**TO DO**
Write out each line word for word. Drop pictures.

**DATA**
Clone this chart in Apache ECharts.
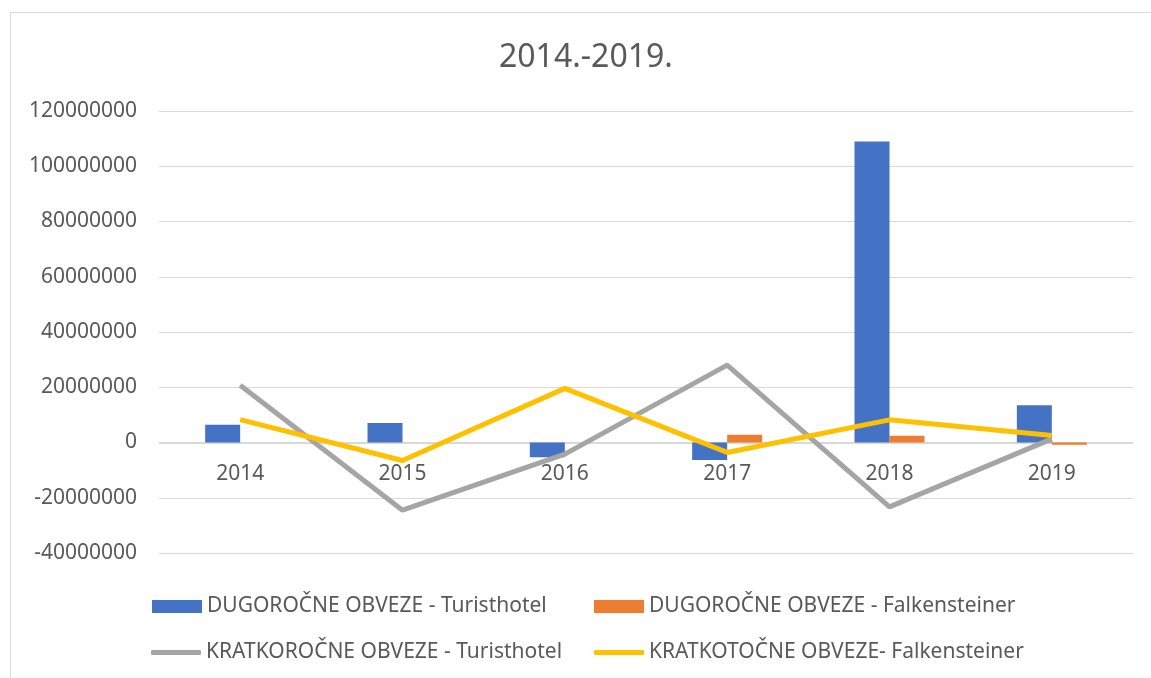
<!DOCTYPE html>
<html>
<head>
<meta charset="utf-8">
<script src="https://cdn.jsdelivr.net/npm/echarts@6/dist/echarts.min.js"></script>
<style>
    html, body { margin: 0; padding: 0; background: #ffffff; }
    #chart { width: 1151px; height: 678px; position: relative; }
    #frame {
        position: absolute; left: 10px; top: 12px; width: 1160px; height: 700px;
        border: 1px solid #d9d9d9; pointer-events: none;
    }
</style>
</head>
<body>
<div id="frame"></div>
<div id="chart"></div>
<script>
    // podaci procijenjeni s grafikona
    var years = ['2014', '2015', '2016', '2017', '2018', '2019'];
    var dugoTuristhotel = [6400000, 7100000, -5300000, -6300000, 109000000, 13500000];
    var dugoFalkensteiner = [0, 0, 0, 2800000, 2400000, -800000];
    var kratkoTuristhotel = [20700000, -24500000, -4200000, 28000000, -23300000, 1300000];
    var kratkoFalkensteiner = [8300000, -6500000, 19600000, -3600000, 8200000, 2500000];

    var names = [
        'DUGOROČNE OBVEZE - Turisthotel',
        'DUGOROČNE OBVEZE - Falkensteiner',
        'KRATKOROČNE OBVEZE - Turisthotel',
        'KRATKOTOČNE OBVEZE- Falkensteiner'
    ];

    var font = '"Noto Sans", "Open Sans", sans-serif';
    var textColor = '#595959';

    // jedna legenda po stavci, da stupci budu poravnati kao u Excelu
    function legendAt(name, left, top, isLine) {
        return {
            data: [isLine ? { name: name, icon: 'roundRect' } : { name: name, icon: 'rect' }],
            left: left,
            top: top,
            itemWidth: 50,
            itemHeight: isLine ? 5 : 13,
            itemGap: 0,
            padding: 0,
            textStyle: { color: textColor, fontSize: 21, fontFamily: font }
        };
    }

    var chart = echarts.init(document.getElementById('chart'));
    chart.setOption({
        animation: false,
        color: ['#4472C4', '#ED7D31', '#A5A5A5', '#FFC000'],
        title: {
            text: '2014.-2019.',
            left: 494,
            top: 37,
            textStyle: { color: textColor, fontSize: 32, fontWeight: 'normal', fontFamily: font }
        },
        legend: [
            legendAt(names[0], 152, 596, false),
            legendAt(names[1], 594, 596, false),
            legendAt(names[2], 151, 642, true),
            legendAt(names[3], 594, 642, true)
        ],
        grid: {
            left: 159,
            right: 18,
            top: 111,
            bottom: 125,
            containLabel: false
        },
        xAxis: {
            type: 'category',
            data: years,
            // os kategorija leži na nuli (-40M..120M, nula je 1/4 visine od dna)
            offset: -110,
            axisLine: { onZero: false, lineStyle: { color: '#d9d9d9', width: 1 } },
            axisTick: { show: false },
            axisLabel: { color: textColor, fontSize: 21, fontFamily: font, margin: 21 }
        },
        yAxis: {
            type: 'value',
            min: -40000000,
            max: 120000000,
            interval: 20000000,
            axisLine: { show: false },
            axisTick: { show: false },
            splitLine: { lineStyle: { color: '#d9d9d9', width: 1 } },
            axisLabel: {
                color: textColor, fontSize: 21, fontFamily: font, margin: 22,
                formatter: function (v) { return String(v); }
            }
        },
        series: [
            {
                name: names[0],
                type: 'bar',
                barWidth: 35,
                barGap: '0%',
                data: dugoTuristhotel
            },
            {
                name: names[1],
                type: 'bar',
                barWidth: 35,
                barGap: '0%',
                data: dugoFalkensteiner
            },
            {
                name: names[2],
                type: 'line',
                symbol: 'none',
                lineStyle: { width: 5 },
                data: kratkoTuristhotel
            },
            {
                name: names[3],
                type: 'line',
                symbol: 'none',
                lineStyle: { width: 5 },
                data: kratkoFalkensteiner
            }
        ]
    });
</script>
</body>
</html>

**EXERCISE SOLUTION**
Clone this chart in Apache ECharts.
<!DOCTYPE html>
<html>
<head>
<meta charset="utf-8">
<script src="https://cdn.jsdelivr.net/npm/echarts@6/dist/echarts.min.js"></script>
<style>
    html, body { margin: 0; padding: 0; background: #ffffff; }
    #chart { width: 1151px; height: 678px; position: relative; }
    #frame {
        position: absolute; left: 10px; top: 12px; width: 1160px; height: 700px;
        border: 1px solid #d9d9d9; pointer-events: none;
    }
</style>
</head>
<body>
<div id="frame"></div>
<div id="chart"></div>
<script>
    // podaci procijenjeni s grafikona
    var years = ['2014', '2015', '2016', '2017', '2018', '2019'];
    var dugoTuristhotel = [6400000, 7100000, -5300000, -6300000, 109000000, 13500000];
    var dugoFalkensteiner = [0, 0, 0, 2800000, 2400000, -800000];
    var kratkoTuristhotel = [20700000, -24500000, -4200000, 28000000, -23300000, 1300000];
    var kratkoFalkensteiner = [8300000, -6500000, 19600000, -3600000, 8200000, 2500000];

    var names = [
        'DUGOROČNE OBVEZE - Turisthotel',
        'DUGOROČNE OBVEZE - Falkensteiner',
        'KRATKOROČNE OBVEZE - Turisthotel',
        'KRATKOTOČNE OBVEZE- Falkensteiner'
    ];

    var font = '"Noto Sans", "Open Sans", sans-serif';
    var textColor = '#595959';

    // jedna legenda po stavci, da stupci budu poravnati kao u Excelu
    function legendAt(name, left, top, isLine) {
        return {
            data: [isLine ? { name: name, icon: 'roundRect' } : { name: name, icon: 'rect' }],
            left: left,
            top: top,
            itemWidth: 50,
            itemHeight: isLine ? 5 : 13,
            itemGap: 0,
            padding: 0,
            textStyle: { color: textColor, fontSize: 21, fontFamily: font }
        };
    }

    var chart = echarts.init(document.getElementById('chart'));
    chart.setOption({
        animation: false,
        color: ['#4472C4', '#ED7D31', '#A5A5A5', '#FFC000'],
        title: {
            text: '2014.-2019.',
            left: 494,
            top: 37,
            textStyle: { color: textColor, fontSize: 32, fontWeight: 'normal', fontFamily: font }
        },
        legend: [
            legendAt(names[0], 152, 596, false),
            legendAt(names[1], 594, 596, false),
            legendAt(names[2], 151, 642, true),
            legendAt(names[3], 594, 642, true)
        ],
        grid: {
            left: 159,
            right: 18,
            top: 111,
            bottom: 125,
            containLabel: false
        },
        xAxis: {
            type: 'category',
            data: years,
            // os kategorija leži na nuli (-40M..120M, nula je 1/4 visine od dna)
            offset: -110,
            axisLine: { onZero: false, lineStyle: { color: '#d9d9d9', width: 1 } },
            axisTick: { show: false },
            axisLabel: { color: textColor, fontSize: 21, fontFamily: font, margin: 21 }
        },
        yAxis: {
            type: 'value',
            min: -40000000,
            max: 120000000,
            interval: 20000000,
            axisLine: { show: false },
            axisTick: { show: false },
            splitLine: { lineStyle: { color: '#d9d9d9', width: 1 } },
            axisLabel: {
                color: textColor, fontSize: 21, fontFamily: font, margin: 22,
                formatter: function (v) { return String(v); }
            }
        },
        series: [
            {
                name: names[0],
                type: 'bar',
                barWidth: 35,
                barGap: '0%',
                data: dugoTuristhotel
            },
            {
                name: names[1],
                type: 'bar',
                barWidth: 35,
                barGap: '0%',
                data: dugoFalkensteiner
            },
            {
                name: names[2],
                type: 'line',
                symbol: 'none',
                lineStyle: { width: 5 },
                data: kratkoTuristhotel
            },
            {
                name: names[3],
                type: 'line',
                symbol: 'none',
                lineStyle: { width: 5 },
                data: kratkoFalkensteiner
            }
        ]
    });
</script>
</body>
</html>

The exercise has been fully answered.